Trois heures de retard suffisaient autrefois pour espérer une compensation. Demain, il faudra patienter cinq, voire neuf heures… Et encore. L’essentiel des passagers aériens sera exclu.
Alerte : les passagers aériens bientôt privés d’indemnisation en cas de retard

Sous l’impulsion des compagnies aériennes, une réforme réglementaire pourrait redéfinir, en profondeur, ce que signifie être un passager protégé. À première vue technique, la mesure pourrait pourtant bouleverser les droits concrets de millions de voyageurs.
Un « cadeau » aux compagnies aux dépens des passagers aériens
Le cœur de la contestation porte sur une réforme du règlement européen 261/2004, qui encadre depuis 2004 les indemnisations en cas de vol retardé ou annulé. Portée par la pression de l’organisme Airlines for Europe, principal porte-étendard des intérêts des compagnies, la réforme prévoit un recul drastique des droits des voyageurs.
Aujourd’hui, une indemnisation est possible dès 3 heures de retard. Demain ? Ce seuil pourrait être repoussé à 5 heures minimum, voire 9 heures selon la distance du vol. Or, selon les données du site Flightright, "l’essentiel des retards se situe entre 2 et 4 heures". Résultat : 75 % des passagers européens seraient mécaniquement exclus du droit à compensation.
Ce recul réglementaire ne se limite pas à une question de seuils. Il s’inscrit dans une offensive plus large menée par les compagnies aériennes pour affaiblir les obligations qui leur incombent. Le texte en discussion prévoit d’élargir la définition des « circonstances extraordinaires », ces situations dans lesquelles aucune indemnisation n’est due, contre la jurisprudence établie de la Cour de Justice de l’Union européenne.
Mais surtout, les nouveaux montants prévus rendent la compensation quasiment inaccessible. Il faudrait désormais attendre 9 heures de retard pour espérer toucher 400 euros sur un vol intra-européen ou un vol hors UE de 3 500 à 6 000 kilomètres. 12 heures de retard seraient nécessaires pour obtenir 600 euros sur un vol de plus de 6 000 kilomètres. Quant aux vols de moins de 3 500 kilomètres, ils resteraient plafonnés à 250 euros, mais avec un seuil de déclenchement repoussé à 5 heures. En somme : plus d’attente, moins de garanties.

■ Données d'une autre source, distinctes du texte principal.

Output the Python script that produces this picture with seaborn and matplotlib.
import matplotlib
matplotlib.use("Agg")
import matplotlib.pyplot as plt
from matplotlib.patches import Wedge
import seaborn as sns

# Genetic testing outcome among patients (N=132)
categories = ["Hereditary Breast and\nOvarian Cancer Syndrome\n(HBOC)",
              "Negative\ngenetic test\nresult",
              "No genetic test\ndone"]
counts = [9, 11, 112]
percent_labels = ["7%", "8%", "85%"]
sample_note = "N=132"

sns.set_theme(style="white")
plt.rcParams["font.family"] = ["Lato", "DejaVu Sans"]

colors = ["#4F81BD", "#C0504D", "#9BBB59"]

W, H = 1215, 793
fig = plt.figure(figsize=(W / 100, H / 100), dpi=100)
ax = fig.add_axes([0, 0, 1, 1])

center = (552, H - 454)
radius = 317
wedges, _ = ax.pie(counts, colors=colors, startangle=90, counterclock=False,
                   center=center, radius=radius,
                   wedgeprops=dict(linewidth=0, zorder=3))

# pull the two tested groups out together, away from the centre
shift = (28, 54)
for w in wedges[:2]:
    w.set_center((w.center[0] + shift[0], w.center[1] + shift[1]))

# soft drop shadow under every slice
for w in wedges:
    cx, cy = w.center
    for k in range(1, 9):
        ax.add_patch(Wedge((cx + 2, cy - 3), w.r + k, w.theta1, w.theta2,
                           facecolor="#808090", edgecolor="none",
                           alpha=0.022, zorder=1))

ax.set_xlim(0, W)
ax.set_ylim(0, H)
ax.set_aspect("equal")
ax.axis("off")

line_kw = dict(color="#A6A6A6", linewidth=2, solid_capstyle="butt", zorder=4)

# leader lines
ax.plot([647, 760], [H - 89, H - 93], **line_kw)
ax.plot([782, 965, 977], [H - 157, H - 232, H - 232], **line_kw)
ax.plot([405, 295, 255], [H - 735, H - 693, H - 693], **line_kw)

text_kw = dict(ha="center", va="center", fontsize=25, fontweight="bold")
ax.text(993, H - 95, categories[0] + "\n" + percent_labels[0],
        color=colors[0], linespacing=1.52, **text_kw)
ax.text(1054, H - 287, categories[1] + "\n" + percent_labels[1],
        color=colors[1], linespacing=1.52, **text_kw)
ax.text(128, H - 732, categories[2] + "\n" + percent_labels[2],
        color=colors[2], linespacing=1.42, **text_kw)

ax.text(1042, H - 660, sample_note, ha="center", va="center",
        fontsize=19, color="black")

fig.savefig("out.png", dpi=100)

Une réforme paradoxale en pleine période de profits records
Un autre point fait grincer des dents les associations de consommateurs : la charge de la preuve. Là où le système actuel impose aux compagnies de verser une compensation automatiquement, la réforme exigerait désormais que le consommateur engage une démarche explicite dans les six mois suivant l’incident. Une démarche que peu entreprendront : selon les associations, seul un tiers des usagers réclament effectivement leur dû aujourd’hui.
Ces propositions interviennent dans un contexte économique étonnamment favorable aux compagnies. En pleine reprise post-Covid, le secteur aérien enregistre des bénéfices record. Dès lors, pourquoi réduire les protections des consommateurs alors que la rentabilité est de retour ?

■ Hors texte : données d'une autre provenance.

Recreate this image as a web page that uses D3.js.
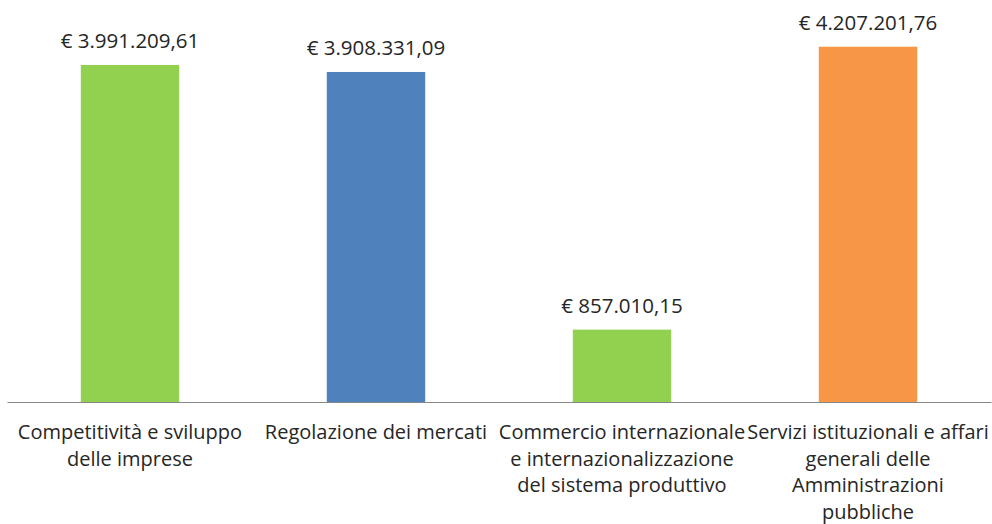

"Ces reculs majeurs sont d’autant plus inacceptables et incompréhensibles que les compagnies aériennes réalisent actuellement des bénéfices records", dénoncent les dix associations de consommateurs, parmi lesquelles l’UFC-Que Choisir, la CLCV ou Familles rurales.
La Commission, le Parlement et le Conseil doivent encore se mettre d’accord pour valider cette révision. Plusieurs députés ont d’ores et déjà exprimé leur opposition, appelant au contraire à renforcer les droits des passagers. Certains acteurs du secteur s’en étonnent aussi : "Les montants ne sont pas actualisés depuis plus de 20 ans alors que le coût de la vie ne cesse d’augmenter", souligne Anaïs Escudié, fondatrice du site RetardVol.
Plutôt que de baisser les seuils, plusieurs experts appellent à augmenter les indemnisations, en s’inspirant de la convention de Montréal qui prévoit une révision des montants tous les cinq ans. Le texte actuel fait donc face à une résistance croissante.